Trichlorofluoromethane, known as CFC-11, is a polar molecule. This chlorofluorocarbon possesses a permanent separation of electric charge. Understanding its polarity requires examining the fundamental principles of chemical bonding and three-dimensional molecular structure.
Understanding the Basics of Molecular Polarity
A molecule’s polarity depends on two primary factors: the nature of its individual chemical bonds and the overall shape of the molecule. Polar covalent bonds form when atoms with differing abilities to attract electrons (electronegativity) are bonded together. This unequal sharing creates a bond dipole moment, resulting in a partial negative charge on the more electronegative atom and a partial positive charge on the less electronegative atom.
The second requirement is an asymmetrical arrangement of these polar bonds in three-dimensional space. In highly symmetrical molecules, such as carbon dioxide (CO2) or carbon tetrachloride (CCl4), the individual bond dipoles may perfectly cancel each other out. This cancellation leads to a zero net dipole moment, making the entire molecule nonpolar. For a molecule to be polar, the vector sum of all the bond dipoles must result in a net, non-zero dipole moment.
The Tetrahedral Structure of \(\text{CCl}_3\text{F}\)
The structure of trichlorofluoromethane is based on a central carbon atom bonded to four different atoms: one fluorine and three chlorine atoms. The carbon atom forms four single bonds, arranging the four surrounding atoms in a tetrahedral geometry. This three-dimensional shape maximizes the distance between the attached atoms.

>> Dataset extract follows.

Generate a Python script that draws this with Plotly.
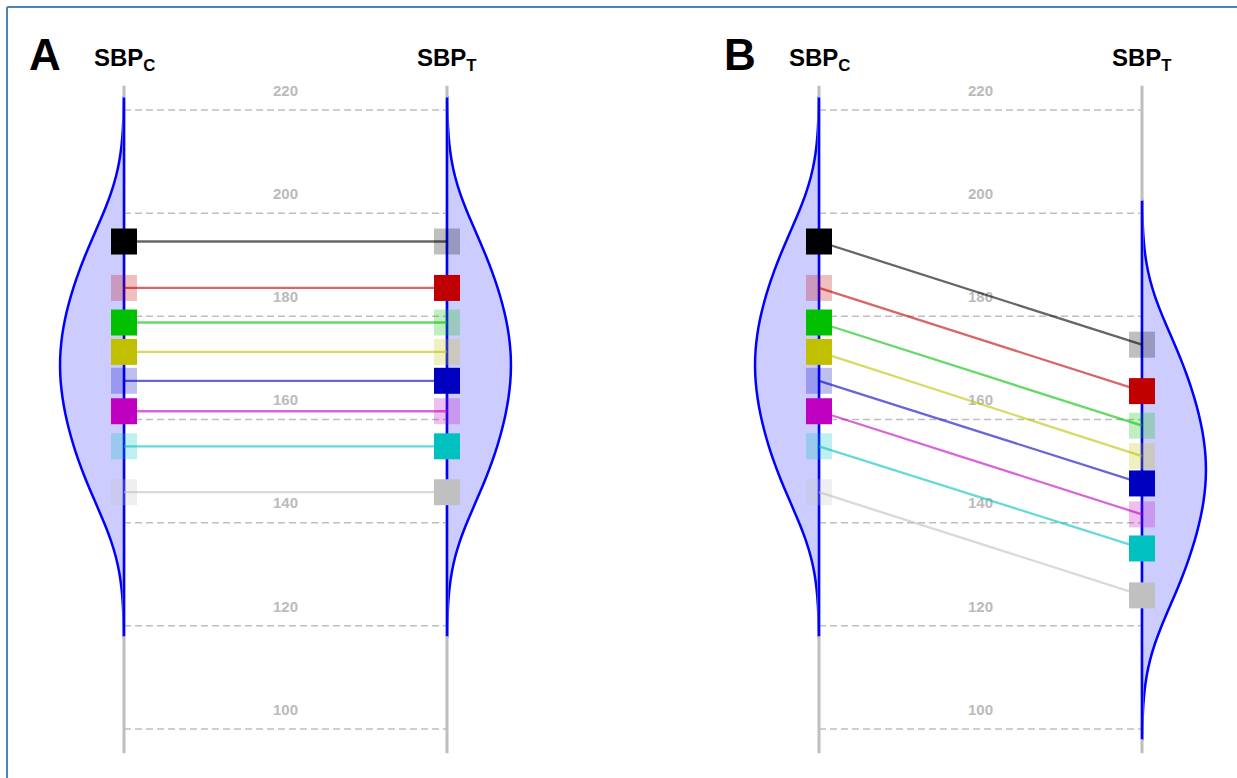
import plotly.graph_objects as go

# --- data -------------------------------------------------------------
subject_colors = ["#000000", "#C00000", "#00C000", "#C0C000",
                  "#0000C0", "#C000C0", "#00C0C0", "#C0C0C0"]
# potential outcome under control
sbp_control = [194.5, 185.5, 178.8, 173.1, 167.5, 161.6, 154.8, 145.9]
# potential outcome under treatment, panel A (no effect)
sbp_treat_a = [194.5, 185.5, 178.8, 173.1, 167.5, 161.6, 154.8, 145.9]
# potential outcome under treatment, panel B (lowered)
sbp_treat_b = [174.5, 165.5, 158.8, 152.9, 147.6, 141.6, 135.0, 125.9]
# which arm each subject was actually observed in
observed_arm = ["C", "T", "C", "C", "T", "C", "T", "T"]
grid_ticks = [100, 120, 140, 160, 180, 200, 220]
axis_span = [95.3, 224.7]
kde_bandwidth = 9.3

# --- style ------------------------------------------------------------
GRID_COL = "#BEBEBE"
VIOLIN_LINE = "#0000FF"
VIOLIN_FILL = "rgba(0,0,255,0.2)"
POS_C, POS_T = 1, 2
FONT = "Liberation Sans, Arial, sans-serif"


def rgba(hex_col, a):
    h = hex_col.lstrip("#")
    r, g, b = int(h[0:2], 16), int(h[2:4], 16), int(h[4:6], 16)
    return f"rgba({r},{g},{b},{a})"


def kde_span(vals):
    # density drawn three bandwidths beyond the outermost values
    return [min(vals) - 3 * kde_bandwidth, max(vals) + 3 * kde_bandwidth]


fig = go.Figure()


def draw_panel(xa, control, treat):
    # dashed reference lines between the two axes
    gx, gy = [], []
    for t in grid_ticks:
        gx += [POS_C, POS_T, None]
        gy += [t, t, None]
    fig.add_trace(go.Scatter(x=gx, y=gy, mode="lines", xaxis=xa, yaxis="y",
                             line=dict(color=GRID_COL, width=1.5, dash="7px,4px"),
                             hoverinfo="skip", showlegend=False))
    # tick labels sit just above each reference line
    fig.add_trace(go.Scatter(x=[(POS_C + POS_T) / 2] * len(grid_ticks),
                             y=[t + 3.5 for t in grid_ticks],
                             text=[str(t) for t in grid_ticks], mode="text",
                             xaxis=xa, yaxis="y",
                             textfont=dict(family=FONT, size=15, color="#BBBBBB", weight="bold"),
                             hoverinfo="skip", showlegend=False))
    # grey vertical axes
    fig.add_trace(go.Scatter(x=[POS_C, POS_C, None, POS_T, POS_T],
                             y=[axis_span[0], axis_span[1], None, axis_span[0], axis_span[1]],
                             mode="lines", xaxis=xa, yaxis="y",
                             line=dict(color=GRID_COL, width=3),
                             hoverinfo="skip", showlegend=False))
    # half violins: control to the left, treatment to the right
    for vals, pos, side in [(control, POS_C, "negative"), (treat, POS_T, "positive")]:
        span = kde_span(vals)
        fig.add_trace(go.Violin(y=vals, x0=pos, xaxis=xa, yaxis="y", side=side,
                                bandwidth=kde_bandwidth, spanmode="manual", span=span,
                                width=0.396, points=False,
                                line=dict(color=VIOLIN_LINE, width=2.5),
                                fillcolor=VIOLIN_FILL, hoverinfo="skip",
                                showlegend=False))
        # flat edge of the half violin, along the axis
        fig.add_trace(go.Scatter(x=[pos, pos], y=span, mode="lines",
                                 xaxis=xa, yaxis="y",
                                 line=dict(color=VIOLIN_LINE, width=2.5),
                                 hoverinfo="skip", showlegend=False))
    # connecting segments per subject
    for c, t, col in zip(control, treat, subject_colors):
        fig.add_trace(go.Scatter(x=[POS_C, POS_T], y=[c, t], mode="lines",
                                 xaxis=xa, yaxis="y",
                                 line=dict(color=rgba(col, 0.6), width=2.3),
                                 hoverinfo="skip", showlegend=False))
    # squares: solid where observed, faded for the counterfactual
    for vals, pos, arm in [(control, POS_C, "C"), (treat, POS_T, "T")]:
        cols = [rgba(col, 1.0 if obs == arm else 0.25)
                for col, obs in zip(subject_colors, observed_arm)]
        fig.add_trace(go.Scatter(x=[pos] * len(vals), y=vals, mode="markers",
                                 xaxis=xa, yaxis="y",
                                 marker=dict(symbol="square", size=26, color=cols,
                                             line=dict(width=0)),
                                 hoverinfo="skip", showlegend=False))


draw_panel("x", sbp_control, sbp_treat_a)
draw_panel("x2", sbp_control, sbp_treat_b)

# headings
title_font = dict(family="Liberation Sans Narrow, Arial Narrow, Liberation Sans, Arial",
                  size=24, color="#000000")
for xref in ["x", "x2"]:
    fig.add_annotation(x=POS_C, xref=xref, y=0.923, yref="paper",
                       text="<b>SBP<sub>C</sub></b>", showarrow=False,
                       font=title_font, xanchor="center", yanchor="middle")
    fig.add_annotation(x=POS_T, xref=xref, y=0.923, yref="paper",
                       text="<b>SBP<sub>T</sub></b>", showarrow=False,
                       font=title_font, xanchor="center", yanchor="middle")
for letter, px in [("A", 44.5), ("B", 740)]:
    fig.add_annotation(x=px / 1237, xref="paper", y=1 - 54 / 778, yref="paper",
                       text=f"<b>{letter}</b>", showarrow=False,
                       font=dict(family=FONT, size=44, color="#000000"),
                       xanchor="center", yanchor="middle")

# thin frame on the top and left edges
frame = dict(color="#4F81BD", width=2)
fig.add_shape(type="line", xref="paper", yref="paper",
              x0=7 / 1237, x1=1, y0=1 - 7 / 778, y1=1 - 7 / 778, line=frame)
fig.add_shape(type="line", xref="paper", yref="paper",
              x0=7 / 1237, x1=7 / 1237, y0=0, y1=1 - 7 / 778, line=frame)

hidden = dict(visible=False, showgrid=False, zeroline=False, fixedrange=True)
fig.update_layout(
    width=1237, height=778, autosize=False,
    margin=dict(l=0, r=0, t=0, b=0),
    paper_bgcolor="white", plot_bgcolor="white",
    violinmode="overlay",
    xaxis=dict(domain=[0, 0.5], range=[1 - 124 / 323, 1 + 494.5 / 323], **hidden),
    xaxis2=dict(domain=[0.5, 1], range=[1 - 200.5 / 323, 1 + 418 / 323], **hidden),
    yaxis=dict(domain=[0, 1], range=[90.5, 241.32], **hidden),
    showlegend=False,
)

fig.write_html("out.html")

This geometry is often associated with nonpolar molecules, such as methane (\(\text{CH}_4\)), where all four surrounding atoms are identical. However, the key distinction in \(\text{CCl}_3\text{F}\) is the substitution of one chlorine atom with a fluorine atom. This single substitution immediately breaks the molecular symmetry that would be present in a molecule like \(\text{CCl}_4\), setting the stage for polarity.
Evaluating the Net Dipole Moment
To determine the net dipole moment of \(\text{CCl}_3\text{F}\), the polarity of the individual bonds must be analyzed. Fluorine is significantly more electronegative than chlorine or carbon. The difference in electronegativity for the carbon-fluorine (\(\text{C}-\text{F}\)) bond is significantly larger than the difference for the three carbon-chlorine (\(\text{C}-\text{Cl}\)) bonds. Consequently, the \(\text{C}-\text{F}\) bond is much more polar.
The \(\text{C}-\text{F}\) bond dipole is directed strongly toward the highly electronegative fluorine atom. The three \(\text{C}-\text{Cl}\) bond dipoles are directed toward the chlorine atoms. In a perfectly symmetrical molecule like \(\text{CCl}_4\), the four equal \(\text{C}-\text{Cl}\) vectors would cancel each other out completely, resulting in a zero net dipole.
In trichlorofluoromethane, the \(\text{C}-\text{F}\) vector is of a different magnitude than the three \(\text{C}-\text{Cl}\) vectors. The large \(\text{C}-\text{F}\) bond dipole moment is not fully counteracted by the opposing pull of the three \(\text{C}-\text{Cl}\) bond dipoles. This asymmetrical distribution of electron density results in a net molecular dipole moment, confirming that \(\text{CCl}_3\text{F}\) is a polar molecule.
How Polarity Affects \(\text{CCl}_3\text{F}\)‘s Properties
The polarity of trichlorofluoromethane influences several of its physical characteristics, connecting its molecular structure to its real-world behavior. Polar molecules interact through dipole-dipole forces, which are stronger than the weak London dispersion forces that govern nonpolar molecules of similar size. This stronger intermolecular attraction requires more energy to overcome, leading to a higher boiling point for \(\text{CCl}_3\text{F}\) compared to a nonpolar compound with a similar molecular weight.
The molecule’s polarity also dictates its solubility, following the chemical principle of “like dissolves like”. \(\text{CCl}_3\text{F}\) is not highly soluble in water, a highly polar solvent, but it is much more soluble in other nonpolar or slightly polar organic solvents. Historically, this combination of properties, including a low boiling point and high volatility, made \(\text{CCl}_3\text{F}\) (CFC-11) an effective refrigerant and aerosol propellant.